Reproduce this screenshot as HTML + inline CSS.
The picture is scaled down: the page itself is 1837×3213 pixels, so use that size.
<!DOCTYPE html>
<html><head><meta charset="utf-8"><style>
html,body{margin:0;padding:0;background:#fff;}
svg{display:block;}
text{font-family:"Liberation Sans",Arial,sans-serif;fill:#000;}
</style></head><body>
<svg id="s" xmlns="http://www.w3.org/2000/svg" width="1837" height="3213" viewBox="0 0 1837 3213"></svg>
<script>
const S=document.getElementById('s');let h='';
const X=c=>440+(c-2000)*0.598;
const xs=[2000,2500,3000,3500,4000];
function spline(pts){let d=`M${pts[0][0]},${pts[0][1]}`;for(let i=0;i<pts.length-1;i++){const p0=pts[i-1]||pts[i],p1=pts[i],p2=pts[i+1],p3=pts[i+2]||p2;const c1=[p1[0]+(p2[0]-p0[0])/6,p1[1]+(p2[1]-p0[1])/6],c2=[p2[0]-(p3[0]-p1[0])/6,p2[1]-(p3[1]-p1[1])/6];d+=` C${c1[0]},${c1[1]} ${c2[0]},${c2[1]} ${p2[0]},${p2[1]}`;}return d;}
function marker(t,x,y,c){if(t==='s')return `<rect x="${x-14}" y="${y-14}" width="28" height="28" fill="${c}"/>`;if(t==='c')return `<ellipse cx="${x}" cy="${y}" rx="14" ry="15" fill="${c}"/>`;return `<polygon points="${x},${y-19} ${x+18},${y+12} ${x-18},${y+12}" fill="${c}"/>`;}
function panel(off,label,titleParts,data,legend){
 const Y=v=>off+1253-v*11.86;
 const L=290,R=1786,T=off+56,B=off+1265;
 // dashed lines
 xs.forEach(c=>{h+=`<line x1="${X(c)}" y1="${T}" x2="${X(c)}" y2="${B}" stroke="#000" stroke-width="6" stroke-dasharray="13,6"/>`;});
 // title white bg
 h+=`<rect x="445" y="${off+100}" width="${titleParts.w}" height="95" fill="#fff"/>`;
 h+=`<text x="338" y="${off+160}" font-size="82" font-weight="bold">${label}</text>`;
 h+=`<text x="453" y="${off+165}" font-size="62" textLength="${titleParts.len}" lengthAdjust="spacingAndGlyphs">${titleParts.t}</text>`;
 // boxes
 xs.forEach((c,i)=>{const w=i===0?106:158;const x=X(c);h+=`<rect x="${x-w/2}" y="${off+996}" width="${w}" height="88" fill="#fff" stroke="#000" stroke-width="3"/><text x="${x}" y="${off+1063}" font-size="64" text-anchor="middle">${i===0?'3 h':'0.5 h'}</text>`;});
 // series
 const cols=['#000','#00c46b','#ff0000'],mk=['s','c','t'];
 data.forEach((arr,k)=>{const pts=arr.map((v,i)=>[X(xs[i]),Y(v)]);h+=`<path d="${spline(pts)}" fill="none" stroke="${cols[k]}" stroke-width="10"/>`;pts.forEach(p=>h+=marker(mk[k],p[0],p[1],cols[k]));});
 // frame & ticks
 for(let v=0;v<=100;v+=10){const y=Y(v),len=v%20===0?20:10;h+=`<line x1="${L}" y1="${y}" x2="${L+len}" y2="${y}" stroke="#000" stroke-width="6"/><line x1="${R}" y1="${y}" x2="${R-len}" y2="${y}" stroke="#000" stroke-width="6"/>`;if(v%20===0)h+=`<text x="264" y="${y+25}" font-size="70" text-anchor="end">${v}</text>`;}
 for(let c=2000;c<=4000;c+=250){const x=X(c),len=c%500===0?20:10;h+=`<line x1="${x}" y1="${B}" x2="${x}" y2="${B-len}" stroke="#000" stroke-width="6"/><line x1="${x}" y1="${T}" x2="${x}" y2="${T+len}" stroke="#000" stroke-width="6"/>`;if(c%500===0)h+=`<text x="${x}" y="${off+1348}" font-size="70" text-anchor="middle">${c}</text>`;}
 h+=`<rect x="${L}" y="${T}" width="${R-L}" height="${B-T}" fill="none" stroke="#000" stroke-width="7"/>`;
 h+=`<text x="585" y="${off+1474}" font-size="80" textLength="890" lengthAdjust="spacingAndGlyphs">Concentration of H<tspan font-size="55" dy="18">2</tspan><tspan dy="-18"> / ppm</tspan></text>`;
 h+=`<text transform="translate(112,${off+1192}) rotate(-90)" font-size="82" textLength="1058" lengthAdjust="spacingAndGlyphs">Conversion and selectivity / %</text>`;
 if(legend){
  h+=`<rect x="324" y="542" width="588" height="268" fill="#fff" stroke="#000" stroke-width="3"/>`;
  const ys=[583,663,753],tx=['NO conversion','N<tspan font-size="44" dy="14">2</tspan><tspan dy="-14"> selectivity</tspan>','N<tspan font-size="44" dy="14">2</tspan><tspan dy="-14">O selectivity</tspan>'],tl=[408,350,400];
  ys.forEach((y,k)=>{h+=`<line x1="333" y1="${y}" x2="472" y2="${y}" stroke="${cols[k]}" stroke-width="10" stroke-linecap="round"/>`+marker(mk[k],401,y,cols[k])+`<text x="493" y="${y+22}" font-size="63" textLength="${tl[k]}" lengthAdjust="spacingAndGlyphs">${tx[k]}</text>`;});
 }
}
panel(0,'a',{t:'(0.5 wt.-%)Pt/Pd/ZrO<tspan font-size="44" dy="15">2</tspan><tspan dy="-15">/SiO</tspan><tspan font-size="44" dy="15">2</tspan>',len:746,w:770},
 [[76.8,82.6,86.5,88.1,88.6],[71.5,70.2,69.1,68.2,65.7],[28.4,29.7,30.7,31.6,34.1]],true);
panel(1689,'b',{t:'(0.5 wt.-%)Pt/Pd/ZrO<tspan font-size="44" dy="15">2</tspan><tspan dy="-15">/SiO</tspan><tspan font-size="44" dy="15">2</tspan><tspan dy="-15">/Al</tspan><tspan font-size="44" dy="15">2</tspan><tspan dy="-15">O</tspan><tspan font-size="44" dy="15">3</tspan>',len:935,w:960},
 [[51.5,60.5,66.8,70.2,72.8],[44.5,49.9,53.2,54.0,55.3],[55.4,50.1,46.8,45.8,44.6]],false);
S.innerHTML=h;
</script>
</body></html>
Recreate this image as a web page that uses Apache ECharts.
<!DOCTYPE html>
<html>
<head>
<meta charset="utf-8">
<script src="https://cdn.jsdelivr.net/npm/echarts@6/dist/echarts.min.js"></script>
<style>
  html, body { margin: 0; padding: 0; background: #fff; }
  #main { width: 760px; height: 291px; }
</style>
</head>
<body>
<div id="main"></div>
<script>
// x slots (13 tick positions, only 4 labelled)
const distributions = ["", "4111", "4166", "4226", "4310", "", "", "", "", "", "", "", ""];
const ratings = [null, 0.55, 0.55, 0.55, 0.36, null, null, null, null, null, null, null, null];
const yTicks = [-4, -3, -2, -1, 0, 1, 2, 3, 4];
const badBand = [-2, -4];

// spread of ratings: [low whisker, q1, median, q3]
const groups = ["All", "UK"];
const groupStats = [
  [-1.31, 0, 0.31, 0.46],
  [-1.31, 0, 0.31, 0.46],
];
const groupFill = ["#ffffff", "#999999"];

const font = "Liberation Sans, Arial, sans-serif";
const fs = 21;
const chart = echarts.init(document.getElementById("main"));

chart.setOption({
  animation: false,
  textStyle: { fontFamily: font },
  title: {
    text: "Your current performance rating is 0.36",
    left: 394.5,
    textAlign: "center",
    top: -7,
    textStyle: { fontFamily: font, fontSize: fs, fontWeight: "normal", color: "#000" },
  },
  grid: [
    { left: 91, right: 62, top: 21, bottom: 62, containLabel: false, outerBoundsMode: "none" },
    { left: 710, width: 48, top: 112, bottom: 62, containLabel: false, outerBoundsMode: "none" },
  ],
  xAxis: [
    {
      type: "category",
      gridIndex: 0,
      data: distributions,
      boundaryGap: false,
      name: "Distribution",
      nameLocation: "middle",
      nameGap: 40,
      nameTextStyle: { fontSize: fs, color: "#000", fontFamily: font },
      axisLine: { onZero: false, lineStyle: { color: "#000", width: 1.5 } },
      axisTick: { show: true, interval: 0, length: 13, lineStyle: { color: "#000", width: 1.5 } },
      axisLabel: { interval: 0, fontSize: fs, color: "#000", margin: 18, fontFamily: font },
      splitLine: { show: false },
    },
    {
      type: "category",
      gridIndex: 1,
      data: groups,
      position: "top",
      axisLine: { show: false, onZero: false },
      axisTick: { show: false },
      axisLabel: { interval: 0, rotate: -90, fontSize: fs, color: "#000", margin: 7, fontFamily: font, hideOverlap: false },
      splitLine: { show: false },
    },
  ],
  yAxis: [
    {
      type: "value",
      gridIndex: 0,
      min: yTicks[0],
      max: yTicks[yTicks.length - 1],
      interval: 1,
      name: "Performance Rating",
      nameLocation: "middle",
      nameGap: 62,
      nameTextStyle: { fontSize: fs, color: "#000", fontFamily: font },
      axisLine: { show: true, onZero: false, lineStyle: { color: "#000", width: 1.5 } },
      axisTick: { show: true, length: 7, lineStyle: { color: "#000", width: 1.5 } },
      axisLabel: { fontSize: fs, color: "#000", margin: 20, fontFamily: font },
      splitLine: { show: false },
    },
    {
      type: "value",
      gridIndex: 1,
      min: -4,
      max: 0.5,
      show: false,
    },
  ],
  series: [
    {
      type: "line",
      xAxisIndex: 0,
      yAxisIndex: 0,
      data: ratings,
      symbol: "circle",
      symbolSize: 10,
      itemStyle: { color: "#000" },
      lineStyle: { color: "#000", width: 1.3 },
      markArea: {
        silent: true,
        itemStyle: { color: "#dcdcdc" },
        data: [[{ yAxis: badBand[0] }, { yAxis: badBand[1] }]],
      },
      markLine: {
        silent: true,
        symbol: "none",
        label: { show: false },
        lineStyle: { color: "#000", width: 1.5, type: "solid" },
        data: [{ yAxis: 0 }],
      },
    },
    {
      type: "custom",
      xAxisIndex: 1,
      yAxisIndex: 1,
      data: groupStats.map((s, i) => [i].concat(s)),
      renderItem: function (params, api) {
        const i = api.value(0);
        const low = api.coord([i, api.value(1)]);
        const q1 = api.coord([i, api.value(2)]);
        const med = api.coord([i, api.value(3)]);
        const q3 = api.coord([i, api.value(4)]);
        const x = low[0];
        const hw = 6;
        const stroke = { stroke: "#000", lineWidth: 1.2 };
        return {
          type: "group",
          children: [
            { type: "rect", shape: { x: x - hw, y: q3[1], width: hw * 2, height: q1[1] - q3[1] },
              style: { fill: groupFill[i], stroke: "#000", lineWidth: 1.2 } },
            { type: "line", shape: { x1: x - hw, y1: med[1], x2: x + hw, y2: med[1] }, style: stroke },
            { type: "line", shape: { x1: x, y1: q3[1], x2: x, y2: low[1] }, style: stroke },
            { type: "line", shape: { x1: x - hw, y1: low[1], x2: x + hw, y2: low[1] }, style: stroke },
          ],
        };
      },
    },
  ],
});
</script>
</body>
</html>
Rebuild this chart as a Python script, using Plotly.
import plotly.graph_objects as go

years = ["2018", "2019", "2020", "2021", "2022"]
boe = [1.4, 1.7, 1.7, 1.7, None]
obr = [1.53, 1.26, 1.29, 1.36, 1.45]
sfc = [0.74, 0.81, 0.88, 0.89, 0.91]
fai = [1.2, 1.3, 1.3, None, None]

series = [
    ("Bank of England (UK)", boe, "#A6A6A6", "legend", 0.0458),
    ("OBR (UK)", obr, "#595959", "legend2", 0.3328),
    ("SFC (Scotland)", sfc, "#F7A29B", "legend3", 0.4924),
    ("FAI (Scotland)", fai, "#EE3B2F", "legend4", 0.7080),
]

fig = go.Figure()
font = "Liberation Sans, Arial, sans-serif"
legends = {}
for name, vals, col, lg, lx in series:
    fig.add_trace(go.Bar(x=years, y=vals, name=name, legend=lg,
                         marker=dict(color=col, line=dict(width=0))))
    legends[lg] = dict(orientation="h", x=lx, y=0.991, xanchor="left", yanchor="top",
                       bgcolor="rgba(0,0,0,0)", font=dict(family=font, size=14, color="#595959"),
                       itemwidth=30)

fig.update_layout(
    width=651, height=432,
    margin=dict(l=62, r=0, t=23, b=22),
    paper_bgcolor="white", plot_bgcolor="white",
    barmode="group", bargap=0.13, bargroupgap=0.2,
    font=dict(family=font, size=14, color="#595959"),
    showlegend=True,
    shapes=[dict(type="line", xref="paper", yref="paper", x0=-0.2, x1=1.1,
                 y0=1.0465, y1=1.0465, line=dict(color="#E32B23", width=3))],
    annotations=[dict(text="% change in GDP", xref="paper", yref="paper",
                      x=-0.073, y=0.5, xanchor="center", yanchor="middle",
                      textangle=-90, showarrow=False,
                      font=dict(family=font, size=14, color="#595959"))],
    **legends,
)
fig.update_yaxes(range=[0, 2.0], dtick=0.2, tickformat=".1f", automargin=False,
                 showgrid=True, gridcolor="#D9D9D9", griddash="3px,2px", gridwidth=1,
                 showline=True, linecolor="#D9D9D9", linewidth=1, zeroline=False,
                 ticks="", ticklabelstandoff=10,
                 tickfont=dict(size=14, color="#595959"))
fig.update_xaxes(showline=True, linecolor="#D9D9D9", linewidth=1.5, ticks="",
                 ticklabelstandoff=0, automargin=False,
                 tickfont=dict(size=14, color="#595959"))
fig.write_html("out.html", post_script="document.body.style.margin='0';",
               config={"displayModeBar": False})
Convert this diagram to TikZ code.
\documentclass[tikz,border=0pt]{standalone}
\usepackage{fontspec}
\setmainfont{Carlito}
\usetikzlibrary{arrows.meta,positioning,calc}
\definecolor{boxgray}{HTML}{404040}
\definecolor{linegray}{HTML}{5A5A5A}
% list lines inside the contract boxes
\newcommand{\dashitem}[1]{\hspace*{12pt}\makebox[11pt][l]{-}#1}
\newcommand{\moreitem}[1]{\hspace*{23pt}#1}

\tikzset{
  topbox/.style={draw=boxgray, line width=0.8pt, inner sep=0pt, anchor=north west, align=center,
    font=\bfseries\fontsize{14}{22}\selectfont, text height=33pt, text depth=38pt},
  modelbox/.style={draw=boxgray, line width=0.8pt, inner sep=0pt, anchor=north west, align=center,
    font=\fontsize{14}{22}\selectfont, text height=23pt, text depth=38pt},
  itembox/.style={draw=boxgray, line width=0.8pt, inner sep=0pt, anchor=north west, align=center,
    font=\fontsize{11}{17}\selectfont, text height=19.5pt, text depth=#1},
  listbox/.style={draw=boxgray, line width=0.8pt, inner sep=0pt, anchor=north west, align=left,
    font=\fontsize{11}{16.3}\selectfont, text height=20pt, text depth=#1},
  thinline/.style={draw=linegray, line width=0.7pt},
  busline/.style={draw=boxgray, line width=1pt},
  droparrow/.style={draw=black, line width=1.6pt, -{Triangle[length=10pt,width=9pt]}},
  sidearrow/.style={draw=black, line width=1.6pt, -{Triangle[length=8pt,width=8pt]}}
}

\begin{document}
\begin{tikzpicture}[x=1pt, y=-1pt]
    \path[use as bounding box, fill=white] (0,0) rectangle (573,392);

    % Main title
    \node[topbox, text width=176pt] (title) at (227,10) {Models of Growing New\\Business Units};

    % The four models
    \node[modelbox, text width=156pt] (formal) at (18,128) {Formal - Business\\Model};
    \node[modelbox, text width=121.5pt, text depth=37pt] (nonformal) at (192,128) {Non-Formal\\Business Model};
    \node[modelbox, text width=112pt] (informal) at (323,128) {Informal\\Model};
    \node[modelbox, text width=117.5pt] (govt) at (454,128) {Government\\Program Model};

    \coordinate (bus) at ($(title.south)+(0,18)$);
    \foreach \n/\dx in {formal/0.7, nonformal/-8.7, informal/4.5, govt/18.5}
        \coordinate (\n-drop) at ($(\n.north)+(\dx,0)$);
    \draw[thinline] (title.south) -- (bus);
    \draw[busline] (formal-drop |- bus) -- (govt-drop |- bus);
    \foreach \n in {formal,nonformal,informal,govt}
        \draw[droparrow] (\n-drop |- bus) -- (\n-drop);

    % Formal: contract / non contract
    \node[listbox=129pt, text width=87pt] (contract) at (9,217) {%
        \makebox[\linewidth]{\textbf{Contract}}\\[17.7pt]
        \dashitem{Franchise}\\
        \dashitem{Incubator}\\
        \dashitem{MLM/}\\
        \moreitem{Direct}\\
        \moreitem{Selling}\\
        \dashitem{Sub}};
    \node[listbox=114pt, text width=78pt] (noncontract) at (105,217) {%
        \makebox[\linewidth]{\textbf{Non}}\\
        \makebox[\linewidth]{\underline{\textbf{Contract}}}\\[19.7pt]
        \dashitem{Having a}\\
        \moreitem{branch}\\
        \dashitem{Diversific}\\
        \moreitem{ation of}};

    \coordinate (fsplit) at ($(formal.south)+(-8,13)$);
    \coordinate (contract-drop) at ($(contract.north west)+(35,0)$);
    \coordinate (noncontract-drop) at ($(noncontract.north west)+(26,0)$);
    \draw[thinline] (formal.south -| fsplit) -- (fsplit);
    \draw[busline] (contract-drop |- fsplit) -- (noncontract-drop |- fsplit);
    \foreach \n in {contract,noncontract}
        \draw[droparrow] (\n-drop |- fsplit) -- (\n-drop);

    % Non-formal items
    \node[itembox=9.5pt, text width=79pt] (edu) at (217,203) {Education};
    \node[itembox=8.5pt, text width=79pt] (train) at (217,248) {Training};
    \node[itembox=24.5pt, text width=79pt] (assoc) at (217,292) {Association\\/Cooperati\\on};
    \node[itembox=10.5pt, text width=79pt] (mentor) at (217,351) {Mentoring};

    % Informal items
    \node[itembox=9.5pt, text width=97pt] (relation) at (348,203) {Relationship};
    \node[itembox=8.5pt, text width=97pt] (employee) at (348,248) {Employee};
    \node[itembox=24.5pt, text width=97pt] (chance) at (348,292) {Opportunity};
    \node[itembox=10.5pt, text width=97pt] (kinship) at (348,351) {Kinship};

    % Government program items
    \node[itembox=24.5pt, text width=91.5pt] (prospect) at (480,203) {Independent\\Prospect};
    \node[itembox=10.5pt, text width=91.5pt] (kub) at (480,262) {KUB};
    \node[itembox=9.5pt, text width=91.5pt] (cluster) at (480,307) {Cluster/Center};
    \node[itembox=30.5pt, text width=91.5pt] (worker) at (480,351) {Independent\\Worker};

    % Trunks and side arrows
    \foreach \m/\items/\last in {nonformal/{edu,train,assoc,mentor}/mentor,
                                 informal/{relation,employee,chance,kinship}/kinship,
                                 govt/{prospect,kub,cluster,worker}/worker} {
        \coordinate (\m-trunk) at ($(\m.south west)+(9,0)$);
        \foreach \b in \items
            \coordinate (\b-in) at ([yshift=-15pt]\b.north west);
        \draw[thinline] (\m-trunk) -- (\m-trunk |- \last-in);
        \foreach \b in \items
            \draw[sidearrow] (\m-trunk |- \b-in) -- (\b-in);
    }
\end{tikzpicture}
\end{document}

******

▶ Work to do
Determine how many lines of the data contain "page" and give nothing but that number.

▶ Answer to the exercise
2